(begin)

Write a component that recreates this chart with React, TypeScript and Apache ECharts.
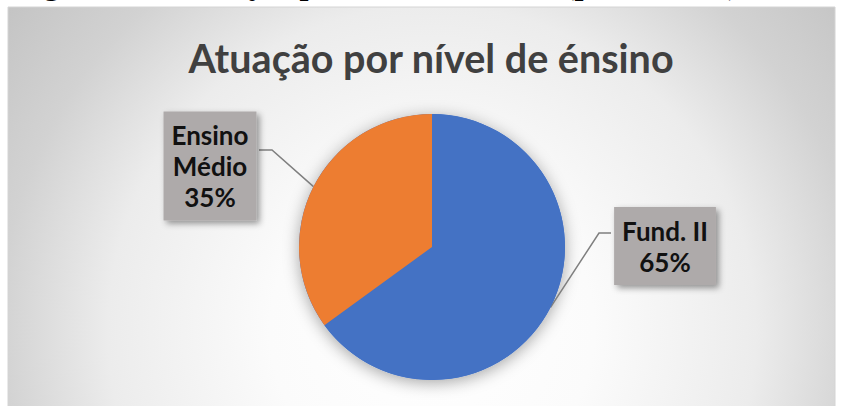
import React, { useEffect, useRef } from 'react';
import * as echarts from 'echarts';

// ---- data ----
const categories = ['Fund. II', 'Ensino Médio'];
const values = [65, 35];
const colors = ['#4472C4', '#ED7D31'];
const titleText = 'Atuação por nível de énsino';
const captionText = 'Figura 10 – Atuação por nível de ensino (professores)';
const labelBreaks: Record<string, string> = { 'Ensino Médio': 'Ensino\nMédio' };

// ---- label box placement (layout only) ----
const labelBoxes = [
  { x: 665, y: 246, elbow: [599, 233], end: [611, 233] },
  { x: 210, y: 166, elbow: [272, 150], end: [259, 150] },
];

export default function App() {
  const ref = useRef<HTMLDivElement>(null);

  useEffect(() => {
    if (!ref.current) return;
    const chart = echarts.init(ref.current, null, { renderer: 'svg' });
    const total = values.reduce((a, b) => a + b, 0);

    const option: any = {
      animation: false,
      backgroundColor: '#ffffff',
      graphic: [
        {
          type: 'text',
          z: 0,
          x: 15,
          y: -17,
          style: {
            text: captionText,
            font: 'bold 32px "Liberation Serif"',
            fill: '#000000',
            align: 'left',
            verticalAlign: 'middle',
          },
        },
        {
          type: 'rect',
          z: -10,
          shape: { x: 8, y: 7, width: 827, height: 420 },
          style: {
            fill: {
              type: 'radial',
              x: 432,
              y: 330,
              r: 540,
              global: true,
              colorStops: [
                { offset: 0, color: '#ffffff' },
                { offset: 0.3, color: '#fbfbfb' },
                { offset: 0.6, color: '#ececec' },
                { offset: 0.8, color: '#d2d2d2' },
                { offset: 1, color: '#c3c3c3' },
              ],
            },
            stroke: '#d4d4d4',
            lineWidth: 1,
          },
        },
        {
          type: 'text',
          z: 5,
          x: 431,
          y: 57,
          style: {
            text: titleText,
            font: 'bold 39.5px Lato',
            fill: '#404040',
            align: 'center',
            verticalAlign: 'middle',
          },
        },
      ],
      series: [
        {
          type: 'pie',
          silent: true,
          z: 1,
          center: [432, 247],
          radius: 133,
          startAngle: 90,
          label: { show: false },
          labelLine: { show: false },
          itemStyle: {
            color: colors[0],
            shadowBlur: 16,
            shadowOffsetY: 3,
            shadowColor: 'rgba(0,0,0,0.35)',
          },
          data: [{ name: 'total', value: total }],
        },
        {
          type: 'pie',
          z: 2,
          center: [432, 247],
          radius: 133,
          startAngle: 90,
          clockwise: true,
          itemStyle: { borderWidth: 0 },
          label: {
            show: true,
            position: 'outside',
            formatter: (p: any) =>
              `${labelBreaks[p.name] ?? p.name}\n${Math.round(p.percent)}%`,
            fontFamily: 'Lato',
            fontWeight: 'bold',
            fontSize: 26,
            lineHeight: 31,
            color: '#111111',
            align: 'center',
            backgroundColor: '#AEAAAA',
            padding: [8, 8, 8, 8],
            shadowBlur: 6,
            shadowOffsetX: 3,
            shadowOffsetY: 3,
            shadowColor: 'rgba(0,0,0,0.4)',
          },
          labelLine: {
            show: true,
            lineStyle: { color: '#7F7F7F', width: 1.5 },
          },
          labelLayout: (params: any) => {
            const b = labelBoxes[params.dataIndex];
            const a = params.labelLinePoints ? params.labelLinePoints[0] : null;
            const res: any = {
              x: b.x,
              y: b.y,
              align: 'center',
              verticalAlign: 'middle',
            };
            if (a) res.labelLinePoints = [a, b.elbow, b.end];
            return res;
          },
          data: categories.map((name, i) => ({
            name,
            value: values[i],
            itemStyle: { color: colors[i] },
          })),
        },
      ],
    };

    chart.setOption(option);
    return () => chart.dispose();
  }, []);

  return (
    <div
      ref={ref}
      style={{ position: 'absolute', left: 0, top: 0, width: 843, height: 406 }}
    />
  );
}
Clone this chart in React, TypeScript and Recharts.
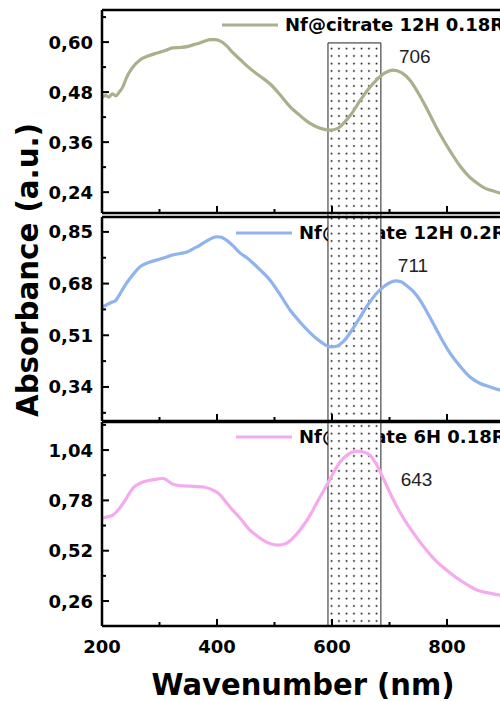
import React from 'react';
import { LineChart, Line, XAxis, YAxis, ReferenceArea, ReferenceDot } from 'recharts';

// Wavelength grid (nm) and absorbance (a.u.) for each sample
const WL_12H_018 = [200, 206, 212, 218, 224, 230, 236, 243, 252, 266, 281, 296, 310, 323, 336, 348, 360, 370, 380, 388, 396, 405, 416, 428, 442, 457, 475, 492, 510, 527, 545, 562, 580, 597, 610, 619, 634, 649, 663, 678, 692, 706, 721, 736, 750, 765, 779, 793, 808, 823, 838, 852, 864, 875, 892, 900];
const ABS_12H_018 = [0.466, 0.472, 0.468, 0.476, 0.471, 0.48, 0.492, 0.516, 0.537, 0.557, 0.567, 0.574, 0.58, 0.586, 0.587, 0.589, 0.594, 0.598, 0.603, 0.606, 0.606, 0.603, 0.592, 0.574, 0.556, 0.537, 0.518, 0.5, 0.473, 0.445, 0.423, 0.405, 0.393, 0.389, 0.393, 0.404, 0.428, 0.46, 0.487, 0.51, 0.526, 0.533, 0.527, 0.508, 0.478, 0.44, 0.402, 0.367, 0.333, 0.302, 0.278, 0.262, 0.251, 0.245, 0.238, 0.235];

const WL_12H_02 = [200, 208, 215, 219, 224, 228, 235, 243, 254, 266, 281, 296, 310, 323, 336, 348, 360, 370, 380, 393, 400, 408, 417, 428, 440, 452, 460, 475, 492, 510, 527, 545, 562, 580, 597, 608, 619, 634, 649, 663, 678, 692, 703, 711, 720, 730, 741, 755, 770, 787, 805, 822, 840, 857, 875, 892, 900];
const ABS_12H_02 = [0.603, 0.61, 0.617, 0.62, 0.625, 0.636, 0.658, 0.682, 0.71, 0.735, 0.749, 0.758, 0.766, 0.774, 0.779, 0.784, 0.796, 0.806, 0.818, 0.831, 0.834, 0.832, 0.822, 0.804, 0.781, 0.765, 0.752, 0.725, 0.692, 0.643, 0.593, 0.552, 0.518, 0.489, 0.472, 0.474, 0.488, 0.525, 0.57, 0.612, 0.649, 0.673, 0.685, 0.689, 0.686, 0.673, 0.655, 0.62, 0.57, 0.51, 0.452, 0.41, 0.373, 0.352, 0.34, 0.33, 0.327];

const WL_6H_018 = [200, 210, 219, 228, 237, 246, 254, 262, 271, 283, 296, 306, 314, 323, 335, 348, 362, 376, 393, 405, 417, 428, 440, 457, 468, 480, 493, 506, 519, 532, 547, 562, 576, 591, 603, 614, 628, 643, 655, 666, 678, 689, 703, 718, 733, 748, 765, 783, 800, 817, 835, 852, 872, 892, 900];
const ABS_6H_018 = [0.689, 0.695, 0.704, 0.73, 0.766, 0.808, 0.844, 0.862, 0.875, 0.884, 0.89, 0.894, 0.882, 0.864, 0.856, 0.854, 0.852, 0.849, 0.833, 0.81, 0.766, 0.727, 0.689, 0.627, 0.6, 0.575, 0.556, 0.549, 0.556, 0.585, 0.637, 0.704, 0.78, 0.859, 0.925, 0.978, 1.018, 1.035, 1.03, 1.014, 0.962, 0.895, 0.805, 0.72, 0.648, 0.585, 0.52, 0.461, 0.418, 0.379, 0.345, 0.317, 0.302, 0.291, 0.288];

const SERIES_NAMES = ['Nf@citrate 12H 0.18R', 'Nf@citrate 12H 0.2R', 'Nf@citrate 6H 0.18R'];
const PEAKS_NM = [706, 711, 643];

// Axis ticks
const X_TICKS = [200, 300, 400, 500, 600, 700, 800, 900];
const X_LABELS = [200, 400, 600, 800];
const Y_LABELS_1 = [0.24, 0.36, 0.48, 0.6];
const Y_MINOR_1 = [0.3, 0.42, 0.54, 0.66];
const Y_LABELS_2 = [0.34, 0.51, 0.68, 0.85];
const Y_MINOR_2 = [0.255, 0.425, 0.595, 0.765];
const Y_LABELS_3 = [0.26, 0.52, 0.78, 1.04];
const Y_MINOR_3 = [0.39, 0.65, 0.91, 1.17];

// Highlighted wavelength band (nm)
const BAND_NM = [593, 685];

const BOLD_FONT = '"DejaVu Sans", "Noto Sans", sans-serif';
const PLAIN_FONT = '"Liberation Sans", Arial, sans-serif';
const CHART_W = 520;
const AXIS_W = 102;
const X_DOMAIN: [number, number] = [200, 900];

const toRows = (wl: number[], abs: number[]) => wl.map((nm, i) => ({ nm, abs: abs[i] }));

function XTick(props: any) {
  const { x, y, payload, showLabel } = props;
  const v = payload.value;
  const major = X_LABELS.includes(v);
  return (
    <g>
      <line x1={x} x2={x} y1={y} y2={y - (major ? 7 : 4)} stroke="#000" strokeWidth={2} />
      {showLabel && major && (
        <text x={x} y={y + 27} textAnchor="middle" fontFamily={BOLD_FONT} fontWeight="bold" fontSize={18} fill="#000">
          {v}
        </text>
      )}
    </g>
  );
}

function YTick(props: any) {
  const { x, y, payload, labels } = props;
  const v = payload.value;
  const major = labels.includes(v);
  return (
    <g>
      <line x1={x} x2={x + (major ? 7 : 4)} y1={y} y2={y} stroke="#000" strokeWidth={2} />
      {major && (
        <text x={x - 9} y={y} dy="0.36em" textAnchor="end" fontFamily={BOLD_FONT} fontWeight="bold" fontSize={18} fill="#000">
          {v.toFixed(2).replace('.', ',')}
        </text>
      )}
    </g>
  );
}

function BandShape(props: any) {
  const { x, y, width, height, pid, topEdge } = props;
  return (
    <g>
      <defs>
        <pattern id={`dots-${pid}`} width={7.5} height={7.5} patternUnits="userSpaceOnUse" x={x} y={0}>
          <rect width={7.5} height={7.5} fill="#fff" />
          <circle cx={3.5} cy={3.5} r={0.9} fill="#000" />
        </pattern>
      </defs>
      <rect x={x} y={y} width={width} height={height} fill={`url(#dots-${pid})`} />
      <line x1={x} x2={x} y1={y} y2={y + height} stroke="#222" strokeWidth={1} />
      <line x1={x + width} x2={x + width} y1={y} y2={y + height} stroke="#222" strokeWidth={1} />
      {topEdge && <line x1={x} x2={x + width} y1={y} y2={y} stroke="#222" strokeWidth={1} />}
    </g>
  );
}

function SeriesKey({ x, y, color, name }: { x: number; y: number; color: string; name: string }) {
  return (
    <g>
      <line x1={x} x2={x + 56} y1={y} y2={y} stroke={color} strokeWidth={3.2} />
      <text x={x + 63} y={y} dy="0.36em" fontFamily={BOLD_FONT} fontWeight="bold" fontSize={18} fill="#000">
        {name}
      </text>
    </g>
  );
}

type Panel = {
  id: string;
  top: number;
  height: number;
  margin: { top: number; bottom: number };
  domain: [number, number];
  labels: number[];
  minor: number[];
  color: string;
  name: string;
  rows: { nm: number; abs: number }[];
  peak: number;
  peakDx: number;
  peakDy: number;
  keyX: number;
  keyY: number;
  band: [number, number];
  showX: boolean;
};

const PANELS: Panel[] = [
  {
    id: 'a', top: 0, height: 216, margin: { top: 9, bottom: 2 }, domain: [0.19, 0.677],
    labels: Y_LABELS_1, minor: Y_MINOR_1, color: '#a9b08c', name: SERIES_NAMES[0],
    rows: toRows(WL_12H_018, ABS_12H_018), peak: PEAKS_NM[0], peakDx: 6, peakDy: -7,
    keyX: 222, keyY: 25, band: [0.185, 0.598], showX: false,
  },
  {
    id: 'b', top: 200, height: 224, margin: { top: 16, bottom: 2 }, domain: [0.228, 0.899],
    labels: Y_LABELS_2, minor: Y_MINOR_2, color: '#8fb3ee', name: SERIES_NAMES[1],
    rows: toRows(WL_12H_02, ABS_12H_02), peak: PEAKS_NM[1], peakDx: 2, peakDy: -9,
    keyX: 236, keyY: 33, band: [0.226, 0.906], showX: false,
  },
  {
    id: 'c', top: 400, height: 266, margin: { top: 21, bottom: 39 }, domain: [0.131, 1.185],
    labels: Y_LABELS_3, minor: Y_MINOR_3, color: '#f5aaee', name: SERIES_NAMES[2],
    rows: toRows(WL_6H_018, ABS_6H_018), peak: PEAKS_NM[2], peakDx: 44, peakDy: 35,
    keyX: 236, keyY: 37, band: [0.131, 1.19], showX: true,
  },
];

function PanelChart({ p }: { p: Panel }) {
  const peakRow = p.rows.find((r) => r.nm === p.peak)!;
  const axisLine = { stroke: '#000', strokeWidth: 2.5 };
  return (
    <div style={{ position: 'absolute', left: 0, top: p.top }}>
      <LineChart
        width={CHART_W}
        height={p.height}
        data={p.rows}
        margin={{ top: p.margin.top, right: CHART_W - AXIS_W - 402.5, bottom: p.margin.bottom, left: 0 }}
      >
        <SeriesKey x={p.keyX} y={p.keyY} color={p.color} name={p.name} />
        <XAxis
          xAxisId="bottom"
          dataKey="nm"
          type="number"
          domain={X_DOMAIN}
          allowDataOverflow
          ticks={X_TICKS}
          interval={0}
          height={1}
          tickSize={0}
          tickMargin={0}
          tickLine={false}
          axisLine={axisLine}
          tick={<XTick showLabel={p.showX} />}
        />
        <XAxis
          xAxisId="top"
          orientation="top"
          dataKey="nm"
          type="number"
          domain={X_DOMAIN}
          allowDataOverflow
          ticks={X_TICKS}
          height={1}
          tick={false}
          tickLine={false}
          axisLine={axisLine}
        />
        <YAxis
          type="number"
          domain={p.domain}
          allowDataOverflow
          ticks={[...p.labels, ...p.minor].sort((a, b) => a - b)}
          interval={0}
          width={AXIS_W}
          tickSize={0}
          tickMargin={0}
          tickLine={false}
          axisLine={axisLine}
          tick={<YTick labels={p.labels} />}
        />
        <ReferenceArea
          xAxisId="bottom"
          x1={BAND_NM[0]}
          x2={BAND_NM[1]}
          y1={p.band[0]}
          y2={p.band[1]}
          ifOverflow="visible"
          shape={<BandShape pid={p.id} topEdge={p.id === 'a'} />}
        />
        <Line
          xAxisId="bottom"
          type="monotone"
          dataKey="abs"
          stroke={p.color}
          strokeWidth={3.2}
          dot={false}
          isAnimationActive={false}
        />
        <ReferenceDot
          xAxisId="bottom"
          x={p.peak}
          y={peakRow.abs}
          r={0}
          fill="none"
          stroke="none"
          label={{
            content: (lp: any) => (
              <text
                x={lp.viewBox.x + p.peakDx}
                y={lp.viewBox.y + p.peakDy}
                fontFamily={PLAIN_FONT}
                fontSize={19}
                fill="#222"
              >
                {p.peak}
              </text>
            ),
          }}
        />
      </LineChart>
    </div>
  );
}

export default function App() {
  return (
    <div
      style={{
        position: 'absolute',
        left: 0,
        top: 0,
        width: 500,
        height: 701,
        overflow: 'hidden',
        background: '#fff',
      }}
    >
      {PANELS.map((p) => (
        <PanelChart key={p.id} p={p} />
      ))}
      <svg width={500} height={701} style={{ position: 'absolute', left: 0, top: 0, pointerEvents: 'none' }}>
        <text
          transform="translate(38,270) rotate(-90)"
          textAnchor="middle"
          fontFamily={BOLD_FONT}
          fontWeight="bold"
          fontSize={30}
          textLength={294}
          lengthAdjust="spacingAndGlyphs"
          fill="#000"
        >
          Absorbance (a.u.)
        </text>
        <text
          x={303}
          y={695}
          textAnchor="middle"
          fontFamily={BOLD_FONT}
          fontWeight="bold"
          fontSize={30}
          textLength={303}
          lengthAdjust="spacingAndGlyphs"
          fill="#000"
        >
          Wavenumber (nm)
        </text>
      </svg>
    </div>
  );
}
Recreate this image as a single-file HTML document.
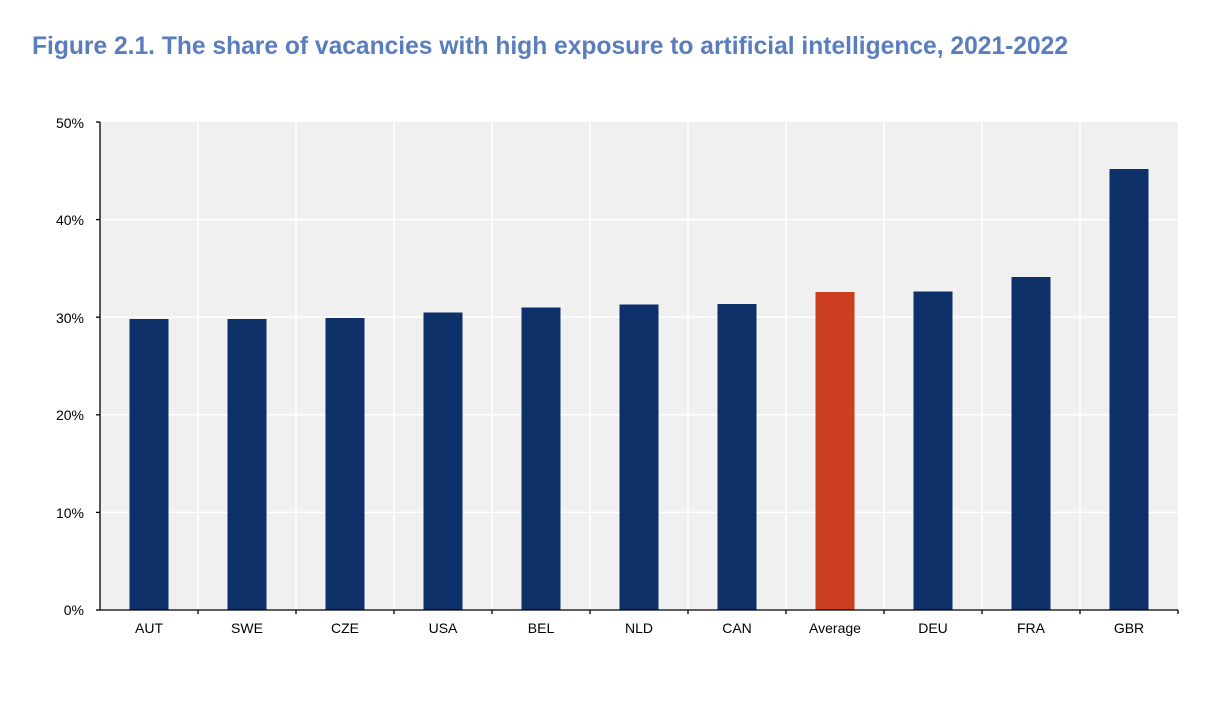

(end)

## Work to do
Omit every picture, and please return the entries exactly from the first line through the line with "const total = values.reduce((a, b)", both included.

## Output for this exercise
Write a component that recreates this chart with React, TypeScript and Apache ECharts.
import React, { useEffect, useRef } from 'react';
import * as echarts from 'echarts';

// ---- data ----
const categories = ['Fund. II', 'Ensino Médio'];
const values = [65, 35];
const colors = ['#4472C4', '#ED7D31'];
const titleText = 'Atuação por nível de énsino';
const captionText = 'Figura 10 – Atuação por nível de ensino (professores)';
const labelBreaks: Record<string, string> = { 'Ensino Médio': 'Ensino\nMédio' };

// ---- label box placement (layout only) ----
const labelBoxes = [
  { x: 665, y: 246, elbow: [599, 233], end: [611, 233] },
  { x: 210, y: 166, elbow: [272, 150], end: [259, 150] },
];

export default function App() {
  const ref = useRef<HTMLDivElement>(null);

  useEffect(() => {
    if (!ref.current) return;
    const chart = echarts.init(ref.current, null, { renderer: 'svg' });
    const total = values.reduce((a, b) => a + b, 0);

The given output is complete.